Es aquí donde la defensa del reggaeton como género se vuelve particularmente engañosa. Si la película plantea, en alguna forma, “sublimar” el reggaeton, resulta decidor que este tenga que pasar primero por el filtro del “buen gusto”. Larraín no utiliza cualquier tipo de reggaeton, sino una versión estilizada en manos de Jaar, primeramente, o a través de los ritmos del “neoperreo” de Tomasa del Real, asociados a un discurso “alternativo” respecto al género. En ningún caso aparecen, tampoco en los bailes de Ema y su grupo, tan alejados de algo cercano al perreo, los elementos vulgares que Gastón denuncia. Tanto el baile como la música que escuchan e interpretan Ema y su grupo parecen estar más cerca del “buen gusto” de Gastón que del reggaeton más masivo. Pareciera que la única manera en que Larraín puede concebir su elogio de la “baja cultura” fuera después de aplicarle el filtro de lo cool. Se trata de un tributo que viene desde arriba, un “homenaje” a la cultura popular que esconde su desprecio a esta.
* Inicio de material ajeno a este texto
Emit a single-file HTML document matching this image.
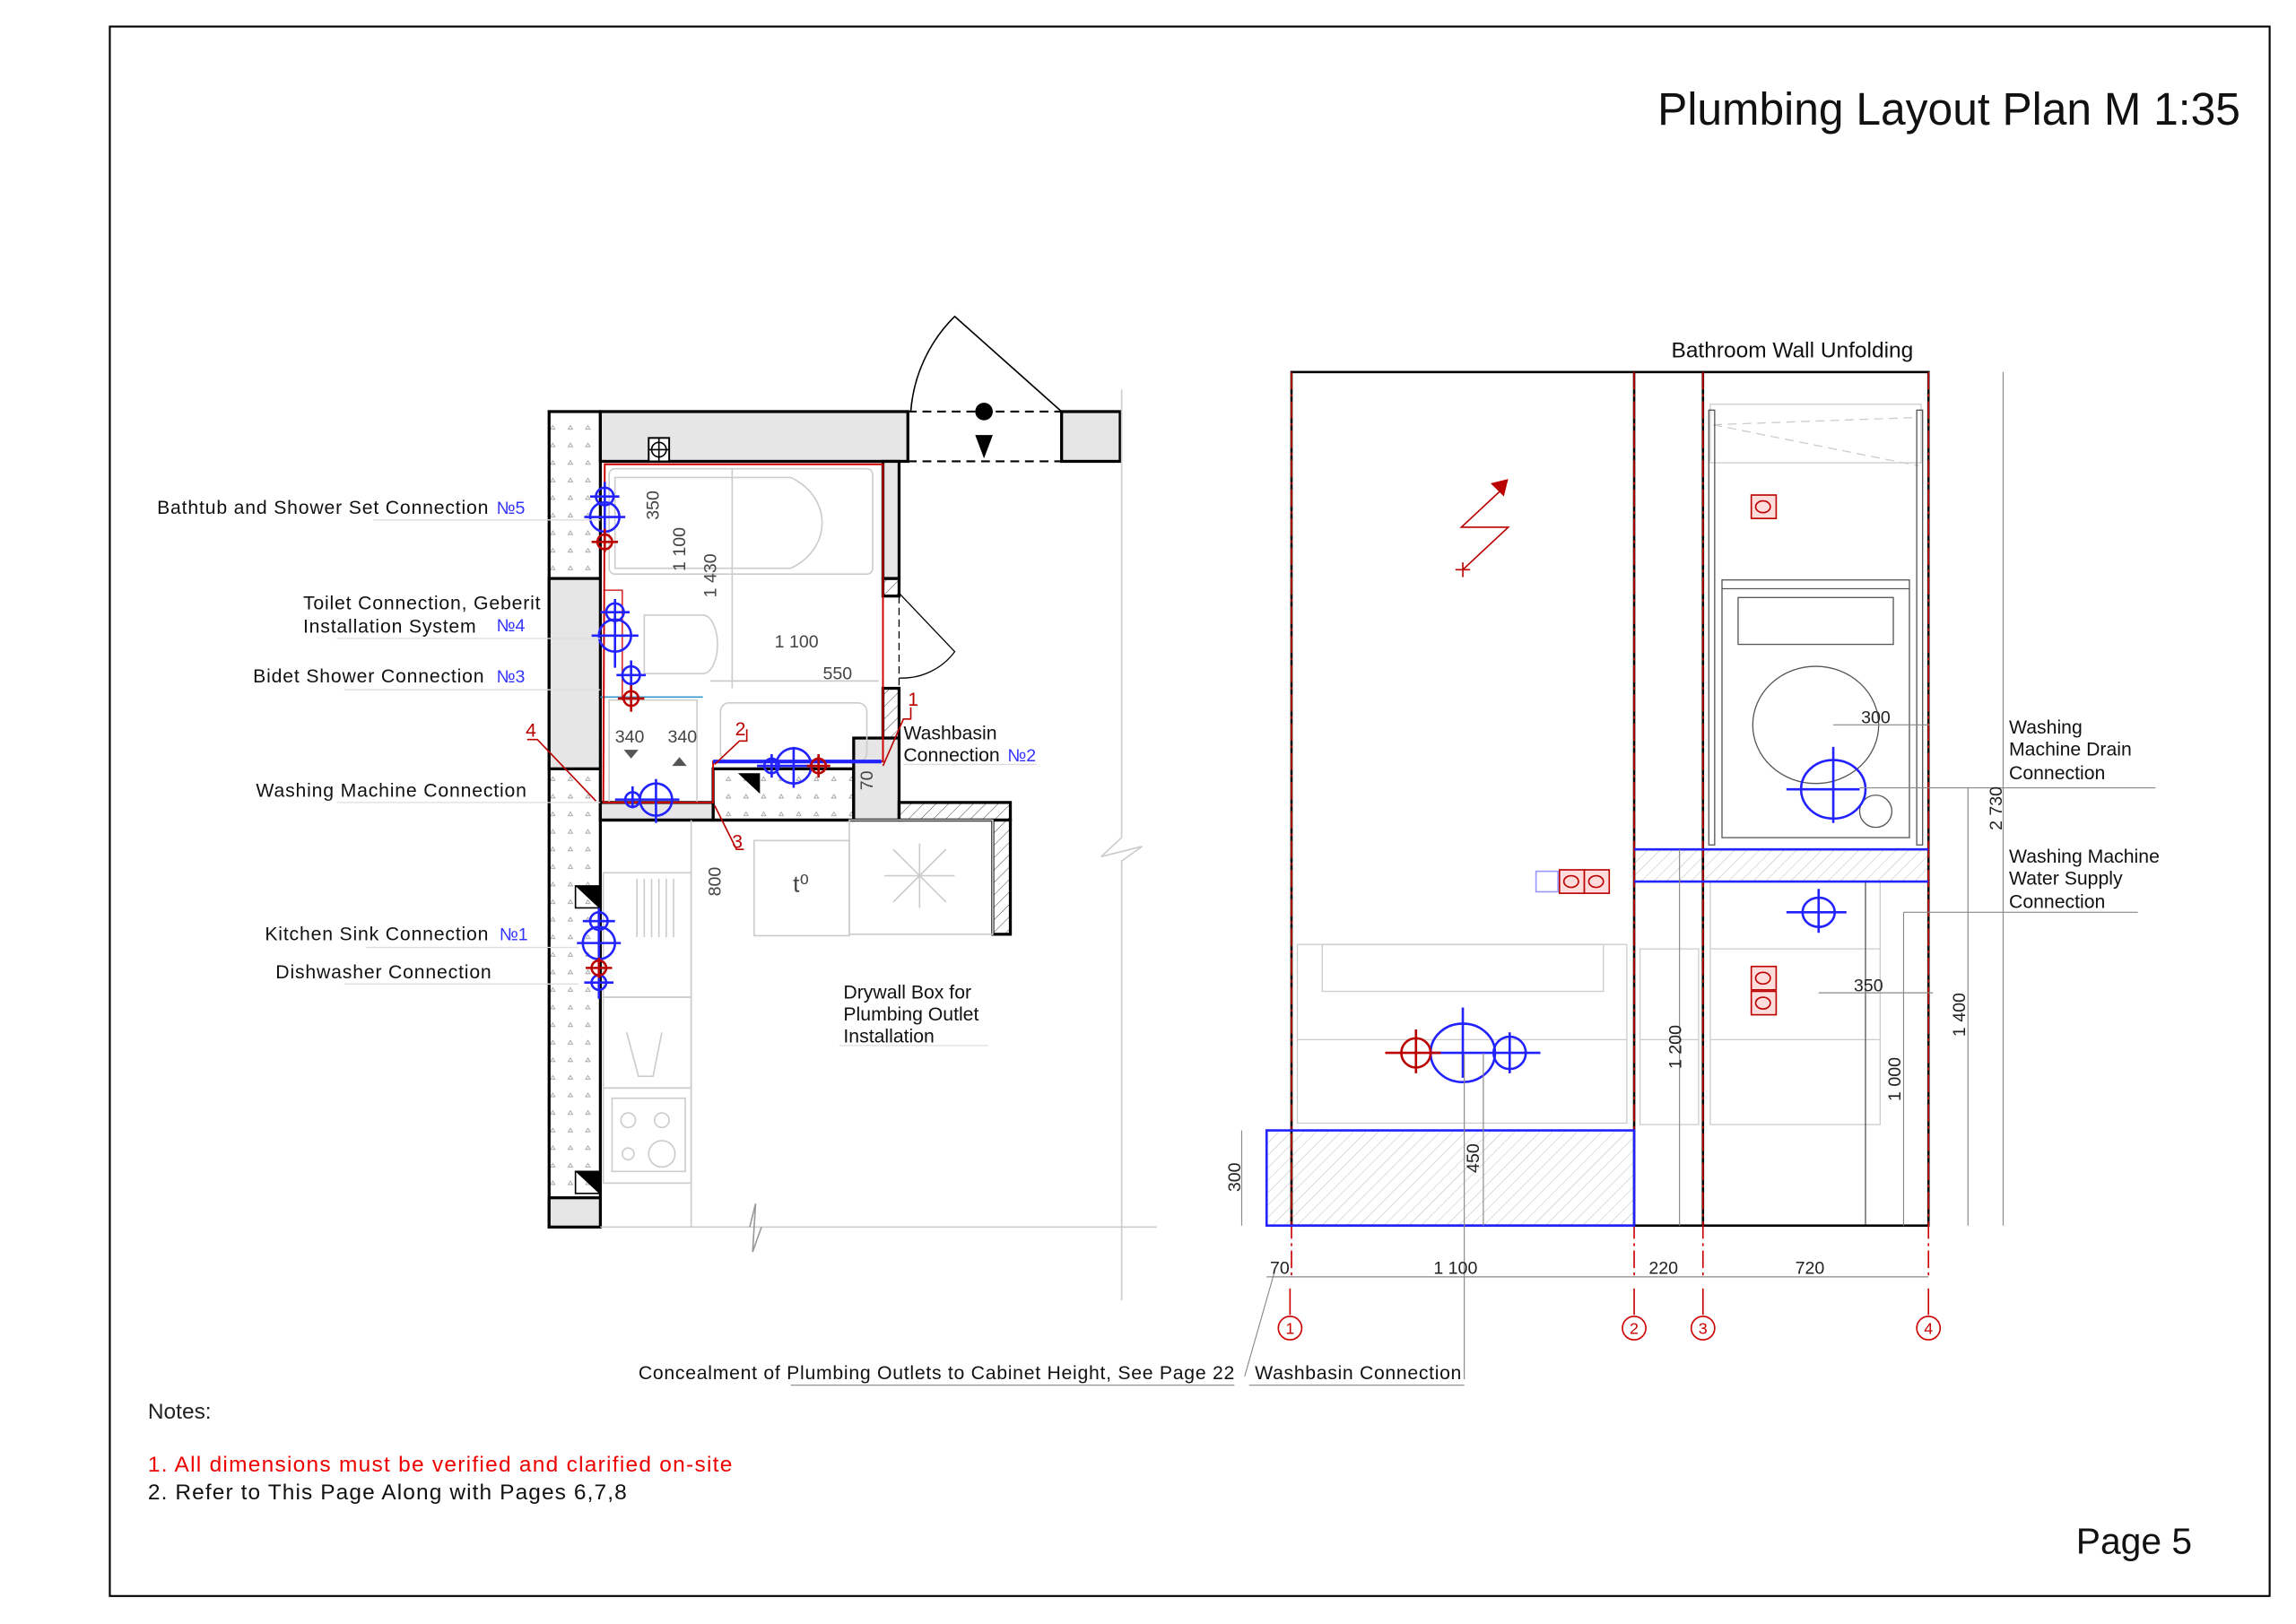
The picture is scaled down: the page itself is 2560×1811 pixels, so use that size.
<!DOCTYPE html>
<html><head><meta charset="utf-8"><style>
html,body{margin:0;padding:0;background:#fff;width:2560px;height:1811px;overflow:hidden}
svg{display:block}
text{font-family:"Liberation Sans","DejaVu Sans",sans-serif}
</style></head><body>
<svg width="2560" height="1811" viewBox="0 0 1568 1109" xmlns="http://www.w3.org/2000/svg">
<defs>
<pattern id="dots" width="12" height="12" patternUnits="userSpaceOnUse"><rect width="12" height="12" fill="#fff"/><path d="M4 5 l1.5 -2.5 l1.5 2.5z" fill="none" stroke="#999" stroke-width="0.5"/></pattern>
<pattern id="hatch" width="6" height="6" patternUnits="userSpaceOnUse" patternTransform="rotate(45)"><line x1="0" y1="0" x2="0" y2="6" stroke="#444" stroke-width="0.6"/></pattern>
<pattern id="hatchb" width="6" height="6" patternUnits="userSpaceOnUse" patternTransform="rotate(45)"><line x1="0" y1="0" x2="0" y2="6" stroke="#aab" stroke-width="0.5"/></pattern>
</defs>
<rect x="75" y="18" width="1475" height="1072" fill="none" stroke="#000" stroke-width="1.3"/>
<text x="1530" y="85" font-size="31" text-anchor="end" fill="#111" textLength="398" lengthAdjust="spacingAndGlyphs">Plumbing Layout Plan M 1:35</text>

<!-- ===== FLOOR PLAN ===== -->
<g stroke="#000" stroke-width="2">
<rect x="375" y="281" width="35" height="557" fill="url(#dots)"/>
<rect x="375" y="395" width="35" height="130" fill="#e6e6e6"/>
<rect x="375" y="818" width="35" height="20" fill="#e6e6e6"/>
<rect x="410" y="281" width="210" height="34" fill="#e6e6e6"/>
<rect x="603" y="315" width="11" height="80" fill="#e6e6e6"/>
<rect x="603" y="395" width="11" height="12" fill="url(#hatch)"/>
<rect x="603" y="470" width="11" height="34" fill="url(#hatch)"/>
<rect x="725" y="281" width="40" height="34" fill="#e6e6e6"/>
<rect x="487" y="525" width="96" height="35" fill="url(#dots)"/>
<rect x="583" y="504" width="31" height="56" fill="#e6e6e6"/>
<rect x="410" y="548" width="77" height="12" fill="#e6e6e6"/>
<rect x="614" y="548" width="76" height="12" fill="url(#hatch)"/>
<rect x="678" y="560" width="12" height="78" fill="url(#hatch)"/>
<line x1="410" y1="560" x2="678" y2="560"/>
</g>
<rect x="443" y="299" width="14" height="16" fill="#fff" stroke="#000" stroke-width="1.2"/>
<circle cx="450" cy="307" r="5" fill="none" stroke="#000"/><path d="M443 307h14M450 299v16" stroke="#000"/>
<!-- door top -->
<path d="M622 281 A102 102 0 0 1 652 216 L725 281" fill="none" stroke="#000" stroke-width="1"/>
<path d="M620 281H725M620 315H725" stroke="#000" stroke-width="1.3" stroke-dasharray="6,4"/>
<circle cx="672" cy="281" r="6" fill="#000"/><path d="M666 297h12l-6 16z" fill="#000"/>
<!-- side door -->
<path d="M603 407v63M614 407v63" stroke="#000" stroke-dasharray="5,3" stroke-width="0.8"/>
<path d="M614 405 L652 445 A45 45 0 0 1 614 463" fill="none" stroke="#000" stroke-width="0.8"/>
<!-- bath fixtures -->
<g fill="none" stroke="#ccc" stroke-width="1">
<path d="M420 326h120a40 35 0 0 1 0 62h-120z"/>
<rect x="416" y="320" width="180" height="72" rx="4"/>
<path d="M440 420h40a10 20 0 0 1 0 40h-40z"/>
<rect x="492" y="480" width="100" height="40" rx="6"/>
<rect x="416" y="478" width="60" height="70"/>
<path d="M410 476h70" stroke="#39c"/>
<line x1="500" y1="320" x2="500" y2="470"/><line x1="485" y1="465" x2="600" y2="465"/>
<rect x="412" y="596" width="60" height="85"/><rect x="412" y="681" width="60" height="62"/><rect x="412" y="743" width="60" height="65"/>
<rect x="418" y="750" width="50" height="50"/>
<circle cx="429" cy="765" r="5"/><circle cx="452" cy="765" r="5"/><circle cx="429" cy="788" r="4"/><circle cx="452" cy="788" r="9"/>
<path d="M428 705l8 30h10l6-30"/>
<rect x="515" y="574" width="65" height="65"/><rect x="580" y="560" width="98" height="78"/>
<path d="M610 580l36 36M646 580l-36 36M628 576v44M604 598h48"/>
<line x1="472" y1="560" x2="472" y2="838"/>
<line x1="410" y1="838" x2="790" y2="838"/>
<path d="M766 266V572L752 585L780 578L766 588V888"/>
</g>
<path d="M512 838 L516 822 L514 855 L520 838" fill="none" stroke="#999"/>
<g stroke="#ccc"><path d="M435 600v40M440 600v40M445 600v40M450 600v40M455 600v40M460 600v40"/></g>
<text x="547" y="609" font-size="16" fill="#444" text-anchor="middle">t⁰</text>
<path d="M393 605h16v15z" fill="#000"/><rect x="393" y="605" width="16" height="15" fill="none" stroke="#000"/>
<path d="M393 800h16v15z" fill="#000"/><rect x="393" y="800" width="16" height="15" fill="none" stroke="#000"/>
<path d="M504 528h15v14z" fill="#000"/>
<path d="M413 317H603V520H487V548H412Z" fill="none" stroke="#c00" stroke-width="1.2"/>
<path d="M412 403h13v75" fill="none" stroke="#c00" stroke-width="0.8"/>
<line x1="487" y1="520" x2="602" y2="520" stroke="#22f" stroke-width="2.5"/>
<g font-size="12" fill="#444">
<text transform="translate(450 345) rotate(-90)" text-anchor="middle">350</text>
<text transform="translate(468 375) rotate(-90)" text-anchor="middle">1 100</text>
<text transform="translate(489 393) rotate(-90)" text-anchor="middle">1 430</text>
<text x="544" y="442" text-anchor="middle">1 100</text>
<text x="572" y="464" text-anchor="middle">550</text>
<text x="430" y="507" text-anchor="middle">340</text><text x="466" y="507" text-anchor="middle">340</text>
<text transform="translate(596 533) rotate(-90)" text-anchor="middle">70</text>
<text transform="translate(492 602) rotate(-90)" text-anchor="middle">800</text>
</g>
<path d="M426 512h10l-5 6z M459 523h10l-5 -6z" fill="#555"/>
<g fill="none" stroke-width="1.6">
<g stroke="#22f">
<circle cx="413" cy="339" r="6"/><path d="M403 339h20M413 329v20"/>
<circle cx="413" cy="353" r="10"/><path d="M399 353h28M413 340v26"/>
<circle cx="420" cy="418" r="6"/><path d="M410 418h20M420 409v18"/>
<circle cx="420" cy="434" r="11"/><path d="M404 434h32M420 420v36"/>
<circle cx="431" cy="461" r="6"/><path d="M421 461h20M431 451v20"/>
<circle cx="432" cy="546" r="5"/><circle cx="448" cy="546" r="11"/><path d="M420 546h44M432 537v15M448 532v30"/>
<circle cx="527" cy="523" r="5"/><circle cx="542" cy="523" r="12"/><path d="M517 523h40M527 515v16M542 510v28"/>
<circle cx="409" cy="629" r="6"/><path d="M398 629h22M409 620v18"/>
<circle cx="409" cy="644" r="11"/><path d="M394 644h30M409 630v28"/>
<circle cx="409" cy="671" r="5"/><path d="M399 671h20M409 664v18"/>
</g>
<g stroke="#b00">
<circle cx="413" cy="370" r="5"/><path d="M404 370h18M413 361v16"/>
<circle cx="431" cy="477" r="5"/><path d="M422 477h18M431 468v18"/>
<circle cx="559" cy="523" r="5"/><path d="M551 523h16M559 515v16"/>
<circle cx="409" cy="661" r="5"/><path d="M400 661h18M409 654v14"/>
</g>
</g>
<g stroke="#b00" fill="none" stroke-width="1">
<path d="M622 483v8h-5l-14 32"/><path d="M510 498v8h-5l-17 16"/><path d="M508 580h-5l-15 -30"/><path d="M360 505h7l40 42"/>
</g>
<g fill="#b00" font-size="13"><text x="620" y="482">1</text><text x="502" y="502">2</text><text x="500" y="579">3</text><text x="359" y="503">4</text></g>
<g font-size="13" fill="#111" letter-spacing="0.5">
<text x="334" y="351" text-anchor="end">Bathtub and Shower Set Connection</text>
<text x="207" y="416">Toilet Connection, Geberit</text>
<text x="207" y="432">Installation System</text>
<text x="331" y="466" text-anchor="end">Bidet Shower Connection</text>
<text x="360" y="544" text-anchor="end">Washing Machine Connection</text>
<text x="334" y="642" text-anchor="end">Kitchen Sink Connection</text>
<text x="336" y="668" text-anchor="end">Dishwasher Connection</text>
</g>
<g font-size="12" fill="#33f"><text x="339" y="351">№5</text><text x="339" y="431">№4</text><text x="339" y="466">№3</text><text x="341" y="642">№1</text><text x="688" y="520">№2</text></g>
<g stroke="#ddd" stroke-width="0.8"><path d="M255 355H410M230 436H410M235 471H410M230 548H410M250 647H395M235 672H395M617 522H708M573 714H675"/></g>
<g font-size="13" fill="#111"><text x="617" y="505">Washbasin</text><text x="617" y="520">Connection</text>
<text x="576" y="682">Drywall Box for</text><text x="576" y="697">Plumbing Outlet</text><text x="576" y="712">Installation</text></g>

<!-- ===== ELEVATION ===== -->
<text x="1224" y="244" font-size="15" fill="#111" text-anchor="middle">Bathroom Wall Unfolding</text>
<rect x="865" y="772" width="251" height="65" fill="url(#hatchb)"/>
<rect x="1116" y="580" width="201" height="22" fill="url(#hatchb)"/>
<g fill="none" stroke="#ccc" stroke-width="0.8">
<rect x="886" y="645" width="225" height="122"/><rect x="903" y="645" width="192" height="32"/><path d="M886 710h225"/>
<rect x="1120" y="648" width="40" height="120"/><path d="M1120 710h40"/>
<rect x="1168" y="602" width="116" height="166"/><path d="M1168 648h116M1168 710h116"/>
<rect x="1168" y="276" width="144" height="40"/><path d="M1170 290L1310 285M1170 290L1310 318" stroke-dasharray="6,4"/>
</g>
<g fill="none" stroke="#555" stroke-width="0.8">
<rect x="1176" y="396" width="128" height="176"/><rect x="1187" y="408" width="106" height="32"/><path d="M1176 402h128"/>
<ellipse cx="1240" cy="495" rx="43" ry="40"/><circle cx="1281" cy="554" r="11"/>
<rect x="1167" y="280" width="4" height="297"/><rect x="1309" y="280" width="4" height="297"/>
<path d="M1274 602v235"/>
</g>
<g stroke="#000" stroke-width="1.6" fill="none">
<rect x="882" y="254" width="435" height="583"/><path d="M1116 254v583M1163 254v583"/>
</g>
<g stroke="#c00" stroke-width="1" stroke-dasharray="12,3,2,3"><path d="M882 254v620M1116 254v620M1163 254v620M1317 254v620"/></g>
<g stroke="#c00" stroke-width="1"><path d="M881 880v18M1116 880v18M1163 880v18M1317 880v18"/></g>
<g stroke="#22f" stroke-width="1.6" fill="none">
<path d="M865 772H1116V837H865Z"/><path d="M1116 580H1317M1116 602H1317"/>
</g>
<g fill="none" stroke-width="1.6">
<g stroke="#22f">
<ellipse cx="999" cy="719" rx="22" ry="20"/><path d="M977 719h75M999 688v48"/>
<circle cx="1031" cy="719" r="11"/><path d="M1031 705v28"/>
<ellipse cx="1252" cy="539" rx="22" ry="20"/><path d="M1220 539h50M1252 510v52"/>
<ellipse cx="1242" cy="623" rx="11" ry="10"/><path d="M1220 623h41M1242 607v30"/>
</g>
<g stroke="#b00"><circle cx="967" cy="719" r="10"/><path d="M946 719h38M967 703v30"/></g>
</g>
<path d="M994 389h10M999 384v10M999 389L1030 360H998L1028 332" fill="none" stroke="#b00"/>
<path d="M1018 330l12-3l-3 12z" fill="#b00"/>
<g fill="none" stroke="#b00"><rect x="1065" y="594" width="17" height="16" fill="#fdd"/><rect x="1082" y="594" width="17" height="16" fill="#fdd"/>
<rect x="1196" y="338" width="17" height="16" fill="#fdd"/><rect x="1196" y="660" width="17" height="16" fill="#fdd"/><rect x="1196" y="677" width="17" height="16" fill="#fdd"/>
<ellipse cx="1073" cy="602" rx="5" ry="4"/><ellipse cx="1090" cy="602" rx="5" ry="4"/><ellipse cx="1204" cy="346" rx="5" ry="4"/><ellipse cx="1204" cy="668" rx="5" ry="4"/><ellipse cx="1204" cy="685" rx="5" ry="4"/></g>
<rect x="1049" y="595" width="15" height="14" fill="none" stroke="#99f"/>
<g stroke="#888" stroke-width="0.7" fill="none">
<path d="M848 772v65M1368 254v583M1344 538v299M1300 623v214M1147 580v257M1013 719v118M865 872H1317"/>
<path d="M1252 495H1318M1242 678H1320M1300 623H1460M1270 538H1472"/>
<path d="M870 870 L850 940M1000 720v222M853 946H1000M540 946H843"/>
</g>
<g font-size="12" fill="#222">
<text x="1281" y="494" text-anchor="middle">300</text><text x="1276" y="677" text-anchor="middle">350</text>
<text transform="translate(1367 552) rotate(-90)" text-anchor="middle">2 730</text>
<text transform="translate(1342 693) rotate(-90)" text-anchor="middle">1 400</text>
<text transform="translate(1298 737) rotate(-90)" text-anchor="middle">1 000</text>
<text transform="translate(1148 715) rotate(-90)" text-anchor="middle">1 200</text>
<text transform="translate(1010 791) rotate(-90)" text-anchor="middle">450</text>
<text transform="translate(847 804) rotate(-90)" text-anchor="middle">300</text>
<text x="874" y="870" text-anchor="middle">70</text><text x="994" y="870" text-anchor="middle">1 100</text>
<text x="1136" y="870" text-anchor="middle">220</text><text x="1236" y="870" text-anchor="middle">720</text>
</g>
<g stroke="#c00" fill="none"><circle cx="881" cy="907" r="8"/><circle cx="1116" cy="907" r="8"/><circle cx="1163" cy="907" r="8"/><circle cx="1317" cy="907" r="8"/></g>
<g font-size="11" fill="#c00" text-anchor="middle"><text x="881" y="911">1</text><text x="1116" y="911">2</text><text x="1163" y="911">3</text><text x="1317" y="911">4</text></g>
<g font-size="13" fill="#111">
<text x="1372" y="501">Washing</text><text x="1372" y="516">Machine Drain</text><text x="1372" y="532">Connection</text>
<text x="1372" y="589">Washing Machine</text><text x="1372" y="604">Water Supply</text><text x="1372" y="620">Connection</text>
<text x="843" y="942" text-anchor="end" textLength="407" lengthAdjust="spacing">Concealment of Plumbing Outlets to Cabinet Height, See Page 22</text>
<text x="857" y="942" textLength="141" lengthAdjust="spacing">Washbasin Connection</text>
</g>
<text x="101" y="969" font-size="15" fill="#222">Notes:</text>
<text x="101" y="1005" font-size="15" fill="#e00" textLength="399" lengthAdjust="spacing">1. All dimensions must be verified and clarified on-site</text>
<text x="101" y="1024" font-size="15" fill="#111" textLength="327" lengthAdjust="spacing">2. Refer to This Page Along with Pages 6,7,8</text>
<text x="1497" y="1061" font-size="25" fill="#111" text-anchor="end">Page 5</text>
</svg>
</body></html>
Con esta combinación, no es extraño que el desarrollo del “plan” posterior de Ema alcance rápidamente un punto absurdo. El personaje de Di Girolamo está planteado como una antiheroína, como alguien que confunde al espectador respecto a su actuar. Sin embargo, la mitad de sus acciones solo parecen empujar la densidad sicosexual de la historia. El discurso que se esboza sobre la autoridad sobre el propio cuerpo aparece como otra excusa para desencadenar relaciones improbables y provocadoras. De la misma forma en que la Población Márquez de Valparaíso es utilizada como un fondo de colores para la fantasía hípster, el personaje de Ema se queda en ese ímpetu por incomodarnos y poco más. La crisis del Sename, a su vez, también aparece como una excusa para construir un relato estilizado, donde las luces y las texturas ocultan el nulo interés por el problema planteado. Todo en Ema funciona como una superficie de estilo que plantea una versión “elevada” de lo popular, una defensa que, en el fondo, reclama reafirmar la existencia de una alta cultura.
Nota comentarista: 4/10

Título original: Ema. Dirección: Pablo Larraín. Guion: Alejandro Moreno, Guillermo Calderón, Pablo Larraín. Producción: Juan de Dios Larraín. Casa productora: Fábula Films. Fotografía: Sergio Armstrong. Montaje: Sebastián Sepúlveda. Música: Nicolas Jaar. Reparto: Mariana di Girolamo, Gael García Bernal, Santiago Cabrera, Paola Giannini, Catalina Saavedra, Mariana Loyola, Giannina Fruttero, Cristián Suárez, Amparo Noguera. País: Chile. Año: 2019. Duración: 102 min.